# Feeling lost



## John_CT66 (Feb 5, 2008)

I'm a almost happily married man. I have been married for over 16years and together almost 20. Lately I have been feeling anxious about my marriage because I receive mixed signals from her. I love my wife more than I can ever express and she tells me she loves me but I'm not 100 confident. She claims that there are no problems but isn't the happy woman I met years ago. Sure we have $$ problems, but nowadays who doesn't. Our sex life is good, we bicker a bit, usually mostly about the kids. I get the feeling she's not 100% happy but she doesn't really want to talk about it. When ever I try she gets annoyerd and says that nothing is wrong. I know that she is not having an affair, I'm just looking to get rid of this feeling...any advice?


----------



## mollyL (Dec 31, 2007)

We had some big-time money worries at one point in my husband's and my relationship; I was really worried and upset about it and I thought I was hiding it from my hubby. I wasn't, and because I was so unhappy, my hubby thought I was unhappy with him. For a long time he said nothing about it and just let it fester. When it finally came out, I was amazed that that was the way he was thinking. He was almost relieved when I said it wasn't him, it was just the money worries. Maybe you and your wife need an in depth conversation in this area. Hope it helps.


----------



## A Good Husband (Jan 1, 2008)

I agree. Don't push her into talking, but definitely let her know you care and what your concerns are. If she doesn't want to talk about it, maybe write a heartfelt letter that writes in detail what you think and why you feel that way. Be careful not to blame.


----------



## debrajean (Dec 27, 2007)

No marriage is ever 100% happy. That's simply too high an expectation. You're two different people with two different personalities and ways of coping with things. She sounds preoccupied and may just be figuring out how handle things on her own. When she's ready to share her feelings with you, she will. And if she doesn't, just be supportative of her feelings.


----------



## draconis (Oct 3, 2007)

Communication is always a good thing. Make it a point to talk with her on a regular schedule. Really listen to what she says too. If there is a problem maybe she will feel okay telling you about it or your'll realize that there isn't a problem.

draconis


----------



## Heartbroken (Apr 12, 2008)

We are going through alot of the same circumstances. We have been married for 14+ years, and together for 20. My husband says he is not happy. He come to me six months ago and told me of a one night stand that he had the year before we were married. He also told me that he was feeling confused about a co-worker now, because they talk alot and go to lunch together. He says he has bought her a few music cd.s. He says he was just being nice. I cannot get over all of this information yet. I don't know what makes a married couple get into a rut. We only have one daughter she's 7 yr. old. We don't fight either until recently, six months ago, when he told me all this stuff. I feel confused and hurt. How can I help him if he cannot tell me what's wrong? 

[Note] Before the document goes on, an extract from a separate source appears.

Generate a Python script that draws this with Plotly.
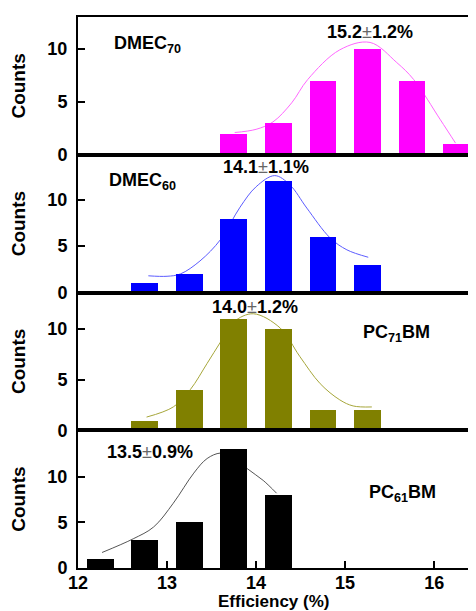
import plotly.graph_objects as go
from plotly.subplots import make_subplots

# ---- data ----
bins_dmec70 = [13.75, 14.25, 14.75, 15.25, 15.75, 16.25]
counts_dmec70 = [2, 3, 7, 10, 7, 1]
bins_dmec60 = [12.75, 13.25, 13.75, 14.25, 14.75, 15.25]
counts_dmec60 = [1, 2, 8, 12, 6, 3]
bins_pc71 = [12.75, 13.25, 13.75, 14.25, 14.75, 15.25]
counts_pc71 = [1, 4, 11, 10, 2, 2]
bins_pc61 = [12.25, 12.75, 13.25, 13.75, 14.25]
counts_pc61 = [1, 3, 5, 13, 8]

# fitted curves
fit_dmec70_x = [13.76, 14.0, 14.19, 14.4, 14.58, 14.94, 15.28, 15.58, 15.77, 16.07, 16.24]
fit_dmec70_y = [2.1, 2.4, 3.1, 4.9, 7.1, 9.9, 10.6, 8.7, 7.1, 3.3, 1.1]
fit_dmec60_x = [12.79, 13.0, 13.15, 13.37, 13.6, 13.82, 14.0, 14.21, 14.38, 14.57, 14.83, 15.02, 15.26]
fit_dmec60_y = [1.8, 1.75, 2.0, 3.4, 5.7, 9.2, 11.4, 12.6, 11.6, 9.1, 5.9, 4.6, 3.8]
fit_pc71_x = [12.77, 13.07, 13.26, 13.45, 13.6, 13.75, 13.97, 14.27, 14.49, 14.72, 14.94, 15.09, 15.3]
fit_pc71_y = [1.3, 2.3, 4.0, 6.6, 8.7, 10.7, 11.5, 10.1, 7.3, 4.6, 3.0, 2.4, 2.3]
fit_pc61_x = [12.27, 12.62, 12.85, 13.07, 13.3, 13.45, 13.6, 13.75, 13.9, 14.08, 14.23]
fit_pc61_y = [1.7, 3.2, 4.5, 7.1, 10.4, 12.0, 12.6, 12.2, 10.9, 9.6, 8.2]

panels = [
    dict(bx=bins_dmec70, by=counts_dmec70, fx=fit_dmec70_x, fy=fit_dmec70_y,
         bar="#FF00FF", line="#FF66FF", yr=[0, 13.0]),
    dict(bx=bins_dmec60, by=counts_dmec60, fx=fit_dmec60_x, fy=fit_dmec60_y,
         bar="#0000FF", line="#5C5CFF", yr=[0, 14.85]),
    dict(bx=bins_pc71, by=counts_pc71, fx=fit_pc71_x, fy=fit_pc71_y,
         bar="#808000", line="#A6A63A", yr=[0, 13.6]),
    dict(bx=bins_pc61, by=counts_pc61, fx=fit_pc61_x, fy=fit_pc61_y,
         bar="#000000", line="#555555", yr=[0, 15.1]),
]

FONT = "Arial, Liberation Sans, sans-serif"
XR = [12, 16.47]

fig = make_subplots(rows=4, cols=1, shared_xaxes=True, vertical_spacing=0)

for i, p in enumerate(panels, start=1):
    sfx = "" if i == 1 else str(i)
    ov = str(4 + i)
    # fit curve on base axes (drawn underneath)
    fig.add_trace(go.Scatter(x=p["fx"], y=p["fy"], mode="lines", line_shape="spline",
                             line=dict(color=p["line"], width=1),
                             showlegend=False, hoverinfo="skip"), row=i, col=1)
    # bars on an overlaying axis so they are drawn above the curve
    fig.add_trace(go.Bar(x=p["bx"], y=p["by"], width=0.3, marker_color=p["bar"],
                         marker_line_width=0, showlegend=False,
                         xaxis="x" + sfx, yaxis="y" + ov))
    fig.update_layout(**{"yaxis" + ov: dict(overlaying="y" + sfx, anchor="x" + sfx,
                                            range=p["yr"], visible=False,
                                            showgrid=False, zeroline=False)})
    fig.update_yaxes(range=p["yr"], tickvals=[0, 5, 10], ticks="inside", ticklen=7,
                     tickwidth=2, showline=True, mirror="ticks", linewidth=2,
                     linecolor="black", tickcolor="black", showgrid=False, zeroline=False,
                     automargin=False, ticklabelstandoff=5,
                     tickfont=dict(family=FONT, size=18, color="black", weight="bold"),
                     title=dict(text="<b>Counts</b>", standoff=18,
                                font=dict(family=FONT, size=19, color="black")),
                     row=i, col=1)
    fig.update_xaxes(range=XR, showline=True, mirror=True, linewidth=2,
                     linecolor="black", showgrid=False, zeroline=False,
                     automargin=False, row=i, col=1)

fig.update_xaxes(ticks="inside", ticklen=7, tickwidth=1.5, tickcolor="black",
                 tickvals=[12, 13, 14, 15, 16], showticklabels=True,
                 ticklabelstandoff=-3,
                 tickfont=dict(family=FONT, size=18, color="black", weight="bold"),
                 row=4, col=1)

fig.add_annotation(x=0.49, y=-0.0615, xref="paper", yref="paper",
                   text="<b>Efficiency (%)</b>", showarrow=False,
                   xanchor="center", yanchor="middle",
                   font=dict(family=FONT, size=17, color="black"))

def pm(a, b):
    return "<b>%s</b><span style='color:#666666'>±</span><b>%s</b>" % (a, b)

ann = [
    (1, 12.39, 10.4, "<b>DMEC<sub>70</sub></b>", "left"),
    (1, 15.28, 11.6, pm("15.2", "1.2%"), "center"),
    (2, 12.34, 12.0, "<b>DMEC<sub>60</sub></b>", "left"),
    (2, 14.11, 13.5, pm("14.1", "1.1%"), "center"),
    (3, 13.99, 12.2, pm("14.0", "1.2%"), "center"),
    (3, 15.19, 9.6, "<b>PC<sub>71</sub>BM</b>", "left"),
    (4, 12.81, 12.7, pm("13.5", "0.9%"), "center"),
    (4, 15.26, 8.2, "<b>PC<sub>61</sub>BM</b>", "left"),
]
for row, x, y, t, xa in ann:
    sfx = "" if row == 1 else str(row)
    fig.add_annotation(x=x, y=y, xref="x" + sfx, yref="y" + sfx, text=t,
                       showarrow=False, xanchor=xa, yanchor="middle", borderpad=0,
                       font=dict(family=FONT, size=18, color="black"))

# page body has an 8px default margin: size/margins compensate for it
fig.update_layout(width=468, height=603,
                  margin=dict(l=70, r=0, t=9, b=43, autoexpand=False),
                  plot_bgcolor="white", paper_bgcolor="white", bargap=0,
                  font=dict(family=FONT, color="black"))

fig.write_html("out.html")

Your situation is simmular to mine, in that you want to help and can't. Maybe shower your wife with praises and flowers a nice love note. Have valentines day once a week. So she feels special. I know I wish my husband would do those things for me... it seems he just isn't interested. He too seems preoccupied with work, and his life. He works in a high stress job. I am an at-home-mom. I feel so disconnected to what he is feeling. I just know he mope's around and is depressed allot lately. Mid Life? I don't know. I just hope our marriage can withstand it. For my duaghter's sake.


----------



## justean (May 28, 2008)

i agree no marriage is 100% ever. but i think you should discuss your £ situation. as it seems that it might be something that is bothering you. 
also ppl change in relationships. surely over the past years you have changed. , ideas, outlooks. i know i have changed when situations changed.
we all bicker over children - because we are protecting them.
id say sit down and talk and touch her gently. 
but then again my hubby would say there is nothin wrong and there generally isnt, and i was looking for conversation when there wasnt 
nothin to discuss. this was actually true.


----------



## Deejo (May 20, 2008)

Change your behavior. She perceives you as 'needy'. Withdraw from her - practice confidence and comfort with who you are completely apart from the relationship or her validation. If she notices, and engages you, you have a launching pad for mending the gap. If she does not, you have already begun the work necessary to move on without her.


----------



## swedish (Mar 6, 2008)

Do you think she might be feeling unsupported/lonely in her daily life/raising the children? Do the two of you date/spend time alone together doing fun things? If you don't already, my advice would be to spend more time doing things as a couple and get some good conversation going. She might be bottling up her feelings to avoid arguments & may just need to know it's 'safe' to talk to you even if/when you don't agree.


----------



## Triton (Jul 8, 2008)

You know what I hate is guys like us that want to understand-while the guys that could care less about her feelings have no problems at all. I have a brother that really can't stand women , and guess what ?They love him. To ponder " Do you think she might be feeling ---- ? " He would die before he ponders what a woman wants. But I am like that -the caring guy. It is so hard. After 16 years , I wish I could start over. But cheaper to keep her !


----------